Exercise aim: From the top of the entries, reproduce each line exactly, stopping after the line that contains "var CX = 270, CY = 224, R = 171;". Omit pictures.
** START OF Task material **
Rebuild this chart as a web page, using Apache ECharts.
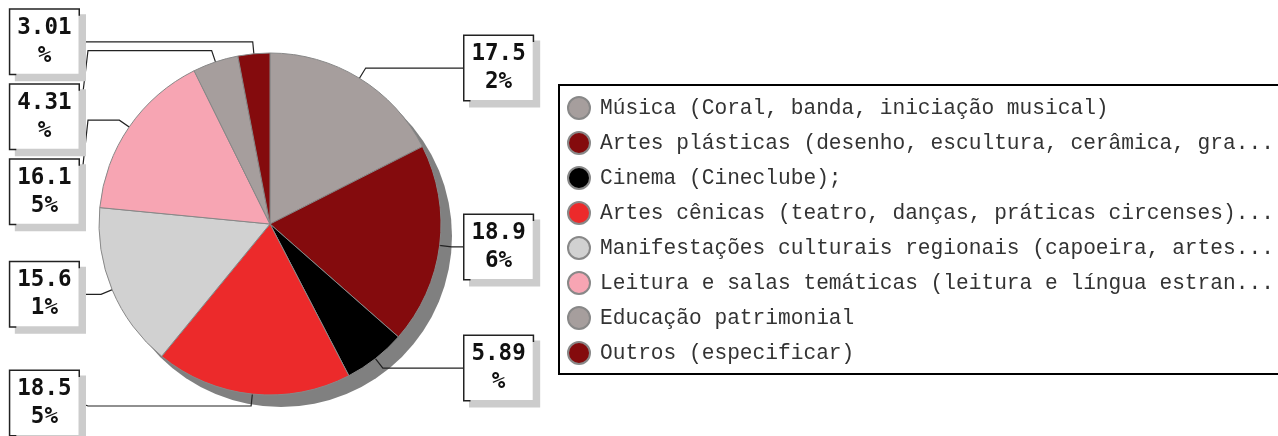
<!DOCTYPE html>
<html>
<head>
<meta charset="utf-8">
<script src="https://cdn.jsdelivr.net/npm/echarts@6/dist/echarts.min.js"></script>
<style>
  html, body { margin: 0; padding: 0; background: #fff; overflow: hidden; }
  #main { width: 1320px; height: 436px; }
</style>
</head>
<body>
<div id="main"></div>
<script>
var names = [
    'Música (Coral, banda, iniciação musical)',
    'Artes plásticas (desenho, escultura, cerâmica, gra...',
    'Cinema (Cineclube);',
    'Artes cênicas (teatro, danças, práticas circenses)...',
    'Manifestações culturais regionais (capoeira, artes...',
    'Leitura e salas temáticas (leitura e língua estran...',
    'Educação patrimonial',
    'Outros (especificar)'
];
var values = [17.52, 18.96, 5.89, 18.55, 15.61, 16.15, 4.31, 3.01];
var colors = ['#a69e9d', '#840b0d', '#000000', '#ec2a2b', '#d1d1d1', '#f7a5b3', '#a69e9d', '#840b0d'];

var CX = 270, CY = 224, R = 171;

/** 标签位置: 引线从扇区内部出发 */
var total = values.reduce(function (a, b) { return a + b; }, 0);
var geo = [];
var acc = 0;
for (var i = 0; i < values.length; i++) {
    var ang = (acc + values[i] / 2) / total * 2 * Math.PI;
    acc += values[i];
    var dx = Math.sin(ang), dy = -Math.cos(ang);
    geo.push({
        left: dx < 0,
        start: [CX + dx * R * 0.9, CY + dy * R * 0.9],
        elbow: [CX + dx * (R + 12), CY + dy * (R + 12)]
    });
}
[true, false].forEach(function (side) {
    var list = geo.filter(function (g) { return g.left === side; })
        .sort(function (a, b) { return a.elbow[1] - b.elbow[1]; });
    var prev = -Infinity;
    list.forEach(function (g) { g.y = Math.max(g.elbow[1], prev + 75); prev = g.y; });
    var maxY = 436 - 33;
    for (var k = list.length - 1; k >= 0; k--) {
        if (list[k].y > maxY) list[k].y = maxY;
        maxY = list[k].y - 75;
    }
});

var chart = echarts.init(document.getElementById('main'));
var option = {
    animation: false,
    legend: {
        orient: 'vertical',
        left: 559,
        top: 85,
        icon: 'circle',
        itemWidth: 32,
        itemHeight: 22,
        itemGap: 11,
        padding: [11, 60, 9, 8],
        borderColor: '#000',
        borderWidth: 2,
        backgroundColor: '#fff',
        selectedMode: false,
        textStyle: {
            fontFamily: "'Courier New', 'Liberation Mono', monospace",
            fontSize: 21.2,
            color: '#333'
        },
        data: names
    },
    series: [
        {
            name: 'sombra',
            type: 'pie',
            silent: true,
            z: 1,
            center: [CX + 11, CY + 12],
            radius: R,
            data: [{ name: 'sombra', value: 1 }],
            itemStyle: { color: '#808080' },
            label: { show: false },
            labelLine: { show: false },
            emphasis: { disabled: true }
        },
        {
            name: 'Atividades',
            type: 'pie',
            z: 2,
            center: [CX, CY],
            radius: R,
            startAngle: 90,
            avoidLabelOverlap: false,
            emphasis: { disabled: true },
            itemStyle: { borderColor: '#888', borderWidth: 1 },
            data: names.map(function (n, i) {
                return { name: n, value: values[i], itemStyle: { color: colors[i] } };
            }),
            label: {
                show: true,
                position: 'outside',
                formatter: function (p) {
                    var s = p.value.toFixed(2) + '%';
                    return s.slice(0, 4) + '\n' + s.slice(4);
                },
                fontFamily: "'DejaVu Sans Mono', monospace",
                fontWeight: 'bold',
                fontSize: 22.5,
                lineHeight: 28,
                color: '#111',
                backgroundColor: '#fff',
                borderColor: '#222',
                borderWidth: 1.5,
                padding: [4, 7],
                shadowColor: '#cccccc',
                shadowOffsetX: 6,
                shadowOffsetY: 6,
                shadowBlur: 0
            },
            labelLine: {
                show: true,
                length: 12,
                length2: 20,
                smooth: false,
                lineStyle: { color: '#222', width: 1.2 }
            },
            labelLayout: function (params) {
                var g = geo[params.dataIndex];
                var w = params.labelRect.width;
                var edge = g.left ? 80 : 463;
                var bend = g.left ? 88 : 455;
                return {
                    x: g.left ? edge - w / 2 : edge + w / 2,
                    y: g.y,
                    align: 'center',
                    verticalAlign: 'middle',
                    labelLinePoints: [g.start, g.elbow, [bend, g.elbow[1]], [edge, g.y]]
                };
            }
        }
    ]
};
chart.setOption(option);
</script>
</body>
</html>
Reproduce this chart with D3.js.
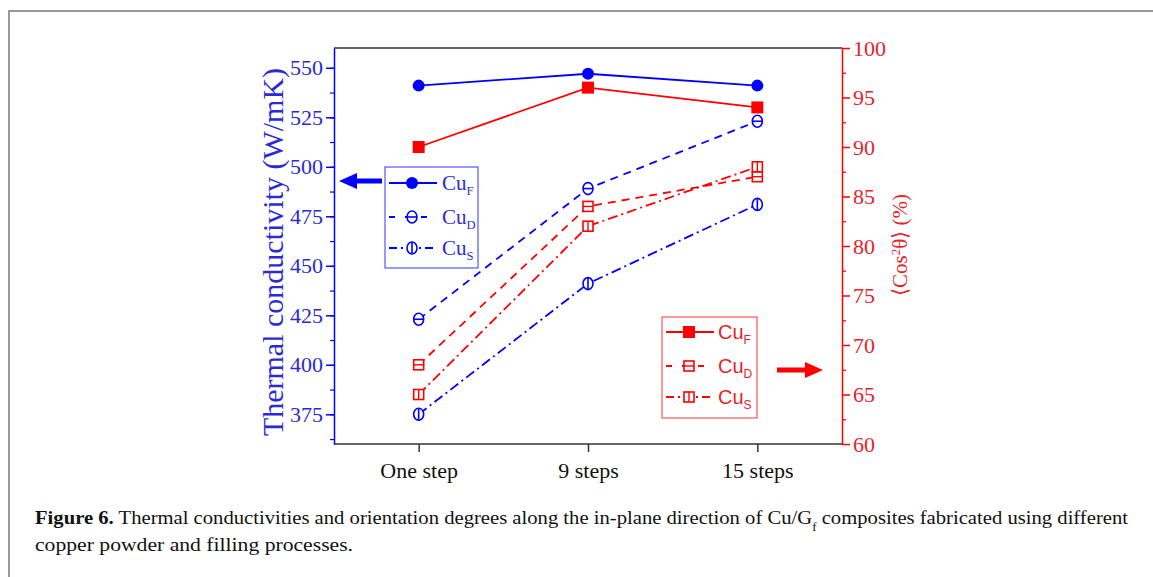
<!DOCTYPE html>
<html>
<head>
<meta charset="utf-8">
<script src="https://cdn.jsdelivr.net/npm/d3@7"></script>
<style>
    body { margin: 0; background: #fff; }
    svg { display: block; }
</style>
</head>
<body>
<script>
const width = 1153;
const height = 577;
const color = {
    blue: "#0000ff",
    blueText: "#2b2bd6",
    red: "#ff0000",
    redText: "#e8232a",
    frame: "#333",
    border: "#999"
};
const serif = "'Liberation Serif', 'Times New Roman', serif";
const sans = "'Liberation Sans', Arial, sans-serif";

// data
const steps = ["One step", "9 steps", "15 steps"];
const tcF = [541, 547, 541];
const tcD = [423, 489, 523];
const tcS = [375, 441, 481];
const orF = [90, 96, 94];
const orD = [68, 84, 87];
const orS = [65, 82, 88];
const leftTicks = [375, 400, 425, 450, 475, 500, 525, 550];
const rightTicks = [60, 65, 70, 75, 80, 85, 90, 95, 100];
const seriesNames = ["F", "D", "S"];

const plot = {left: 334, right: 842, top: 48, bottom: 444};

let svg = d3.select("body").append("svg")
    .attr("width", width)
    .attr("height", height);

// outer figure border
svg.append("path")
    .attr("d", "M9," + height + "V11H" + width)
    .attr("fill", "none")
    .attr("stroke", color.border)
    .attr("stroke-width", 2);

let x = d3.scalePoint().domain(steps).range([plot.left, plot.right]).padding(0.5);
let yL = d3.scaleLinear().domain([360, 560]).range([plot.bottom, plot.top]);
let yR = d3.scaleLinear().domain([60, 100]).range([plot.bottom, plot.top]);

// frame top
svg.append("line")
    .attr("x1", plot.left).attr("x2", plot.right)
    .attr("y1", plot.top).attr("y2", plot.top)
    .attr("stroke", color.frame).attr("stroke-width", 1.5);

// bottom axis
let xAxis = svg.append("g")
    .attr("transform", "translate(0," + plot.bottom + ")")
    .call(d3.axisBottom(x).tickSize(8).tickPadding(10));
xAxis.select(".domain").attr("stroke", color.frame).attr("stroke-width", 1.5)
    .attr("d", "M" + plot.left + ",0H" + plot.right);
xAxis.selectAll(".tick line").attr("stroke", color.frame).attr("stroke-width", 1.5);
xAxis.selectAll(".tick text")
    .attr("fill", "#111")
    .style("font-family", serif)
    .style("font-size", "22px");

// left axis
let minorL = d3.range(362.5, 560, 12.5);
svg.append("g")
    .attr("transform", "translate(" + plot.left + ",0)")
    .call(d3.axisLeft(yL).tickValues(minorL).tickSize(4).tickFormat(""))
    .call(g => g.select(".domain").remove())
    .selectAll("line").attr("stroke", color.blue).attr("stroke-width", 1.2);
let leftAxis = svg.append("g")
    .attr("transform", "translate(" + plot.left + ",0)")
    .call(d3.axisLeft(yL).tickValues(leftTicks).tickSize(8).tickPadding(3).tickSizeOuter(0));
leftAxis.select(".domain").attr("stroke", color.blue).attr("stroke-width", 1.5);
leftAxis.selectAll(".tick line").attr("stroke", color.blue).attr("stroke-width", 1.5);
leftAxis.selectAll(".tick text")
    .attr("fill", color.blueText)
    .style("font-family", serif)
    .style("font-size", "22px");

// right axis
let minorR = d3.range(62.5, 100, 2.5).filter(v => v % 5 !== 0);
svg.append("g")
    .attr("transform", "translate(" + plot.right + ",0)")
    .call(d3.axisRight(yR).tickValues(minorR).tickSize(4).tickFormat(""))
    .call(g => g.select(".domain").remove())
    .selectAll("line").attr("stroke", color.red).attr("stroke-width", 1.2);
let rightAxis = svg.append("g")
    .attr("transform", "translate(" + plot.right + ",0)")
    .call(d3.axisRight(yR).tickValues(rightTicks).tickSize(8).tickPadding(3).tickSizeOuter(0));
rightAxis.select(".domain").attr("stroke", color.red).attr("stroke-width", 1.5);
rightAxis.selectAll(".tick line").attr("stroke", color.red).attr("stroke-width", 1.5);
rightAxis.selectAll(".tick text")
    .attr("fill", color.redText)
    .style("font-family", serif)
    .style("font-size", "22px");

// axis titles
svg.append("text")
    .attr("transform", "translate(283,252)rotate(-90)")
    .attr("text-anchor", "middle")
    .attr("fill", color.blueText)
    .style("font-family", serif)
    .style("font-size", "30px")
    .text("Thermal conductivity (W/mK)");

let rTitle = svg.append("text")
    .attr("transform", "translate(907,245)rotate(-90)")
    .attr("text-anchor", "middle")
    .attr("fill", color.redText)
    .style("font-family", serif)
    .style("font-size", "21px");
rTitle.append("tspan").text("\u27E8Cos");
rTitle.append("tspan").attr("baseline-shift", "super").style("font-size", "13px").text("2");
rTitle.append("tspan").text("\u03B8\u27E9 (%)");

// markers
const dash = {F: null, D: "8,6", S: "10,4,2,4"};

function drawMarker(g, kind, series, cx, cy) {
    if (kind === "circle") {
        if (series === "F") {
            g.append("circle").attr("cx", cx).attr("cy", cy).attr("r", 6)
                .attr("fill", color.blue);
        } else {
            g.append("ellipse").attr("cx", cx).attr("cy", cy).attr("rx", 5).attr("ry", 6)
                .attr("fill", "#fff").attr("stroke", color.blue).attr("stroke-width", 1.6);
            if (series === "D") {
                g.append("line").attr("x1", cx - 5).attr("x2", cx + 5).attr("y1", cy).attr("y2", cy)
                    .attr("stroke", color.blue).attr("stroke-width", 1.6);
            } else {
                g.append("line").attr("x1", cx).attr("x2", cx).attr("y1", cy - 6).attr("y2", cy + 6)
                    .attr("stroke", color.blue).attr("stroke-width", 1.6);
            }
        }
    } else {
        if (series === "F") {
            g.append("rect").attr("x", cx - 6).attr("y", cy - 6).attr("width", 12).attr("height", 12)
                .attr("fill", color.red);
        } else {
            g.append("rect").attr("x", cx - 5).attr("y", cy - 5).attr("width", 10).attr("height", 10)
                .attr("fill", "#fff").attr("stroke", color.red).attr("stroke-width", 1.6);
            if (series === "D") {
                g.append("line").attr("x1", cx - 5).attr("x2", cx + 5).attr("y1", cy).attr("y2", cy)
                    .attr("stroke", color.red).attr("stroke-width", 1.4);
            } else {
                g.append("line").attr("x1", cx).attr("x2", cx).attr("y1", cy - 5).attr("y2", cy + 5)
                    .attr("stroke", color.red).attr("stroke-width", 1.4);
            }
        }
    }
}

const blueSeries = [tcF, tcD, tcS];
const redSeries = [orF, orD, orS];

let lineG = svg.append("g");
let markG = svg.append("g");

function drawSeries(values, scale, stroke, kind, name) {
    let line = d3.line().x((d, i) => x(steps[i])).y(d => scale(d));
    lineG.append("path")
        .attr("d", line(values))
        .attr("fill", "none")
        .attr("stroke", stroke)
        .attr("stroke-width", 1.8)
        .attr("stroke-dasharray", dash[name]);
    values.forEach((v, i) => drawMarker(markG, kind, name, x(steps[i]), scale(v)));
}

redSeries.forEach((s, i) => drawSeries(s, yR, color.red, "square", seriesNames[i]));
blueSeries.forEach((s, i) => drawSeries(s, yL, color.blue, "circle", seriesNames[i]));

// legends
function legend(box, rows, stroke, textColor, kind, font, size) {
    let g = svg.append("g");
    g.append("rect")
        .attr("x", box.x).attr("y", box.y).attr("width", box.w).attr("height", box.h)
        .attr("fill", "#fff").attr("stroke", stroke).attr("stroke-width", 1).attr("opacity", 0.8);
    seriesNames.forEach((n, i) => {
        let cy = rows[i];
        g.append("line")
            .attr("x1", box.x + 4).attr("x2", box.x + 52)
            .attr("y1", cy).attr("y2", cy)
            .attr("stroke", stroke).attr("stroke-width", 1.8)
            .attr("stroke-dasharray", n === "F" ? null : (n === "D" ? "6,10" : "8,4,2,4"));
        drawMarker(g, kind, n, box.x + 27, cy);
        let t = g.append("text")
            .attr("x", box.x + box.textX).attr("y", cy + 7)
            .attr("fill", textColor)
            .style("font-family", font)
            .style("font-size", size + "px");
        t.append("tspan").text("Cu");
        t.append("tspan").attr("dy", 5).style("font-size", (size * 0.6) + "px").text(n);
    });
}

legend({x: 385, y: 167, w: 93, h: 101, textX: 57}, [183, 217, 248], color.blue, color.blueText, "circle", serif, 21);
legend({x: 662, y: 317, w: 95, h: 101, textX: 56}, [332, 366, 397], color.red, color.redText, "square", sans, 20);

// arrows
svg.append("path")
    .attr("d", "M382,178.5H357V173L339,181L357,189V183.5H382Z")
    .attr("fill", color.blue);
svg.append("path")
    .attr("d", "M777,367.5H805V362L823,370L805,378V372.5H777Z")
    .attr("fill", color.red);

// caption
let cap1 = svg.append("text")
    .attr("x", 35).attr("y", 524)
    .attr("fill", "#111")
    .style("font-family", serif)
    .style("font-size", "19px");
cap1.append("tspan").style("font-weight", "bold").text("Figure 6.");
cap1.append("tspan").text(" Thermal conductivities and orientation degrees along the in-plane direction of Cu/G");
cap1.append("tspan").attr("baseline-shift", "sub").style("font-size", "12px").text("f");
cap1.append("tspan").text(" composites fabricated using different");
cap1.attr("textLength", 1093).attr("lengthAdjust", "spacingAndGlyphs");

svg.append("text")
    .attr("x", 35).attr("y", 551)
    .attr("fill", "#111")
    .style("font-family", serif)
    .style("font-size", "19px")
    .attr("textLength", 318).attr("lengthAdjust", "spacingAndGlyphs")
    .text("copper powder and filling processes.");
</script>
</body>
</html>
** END OF Task material **
Expected answer:
Rebuild this chart as a web page, using Apache ECharts.
<!DOCTYPE html>
<html>
<head>
<meta charset="utf-8">
<script src="https://cdn.jsdelivr.net/npm/echarts@6/dist/echarts.min.js"></script>
<style>
  html, body { margin: 0; padding: 0; background: #fff; overflow: hidden; }
  #main { width: 1320px; height: 436px; }
</style>
</head>
<body>
<div id="main"></div>
<script>
var names = [
    'Música (Coral, banda, iniciação musical)',
    'Artes plásticas (desenho, escultura, cerâmica, gra...',
    'Cinema (Cineclube);',
    'Artes cênicas (teatro, danças, práticas circenses)...',
    'Manifestações culturais regionais (capoeira, artes...',
    'Leitura e salas temáticas (leitura e língua estran...',
    'Educação patrimonial',
    'Outros (especificar)'
];
var values = [17.52, 18.96, 5.89, 18.55, 15.61, 16.15, 4.31, 3.01];
var colors = ['#a69e9d', '#840b0d', '#000000', '#ec2a2b', '#d1d1d1', '#f7a5b3', '#a69e9d', '#840b0d'];

var CX = 270, CY = 224, R = 171;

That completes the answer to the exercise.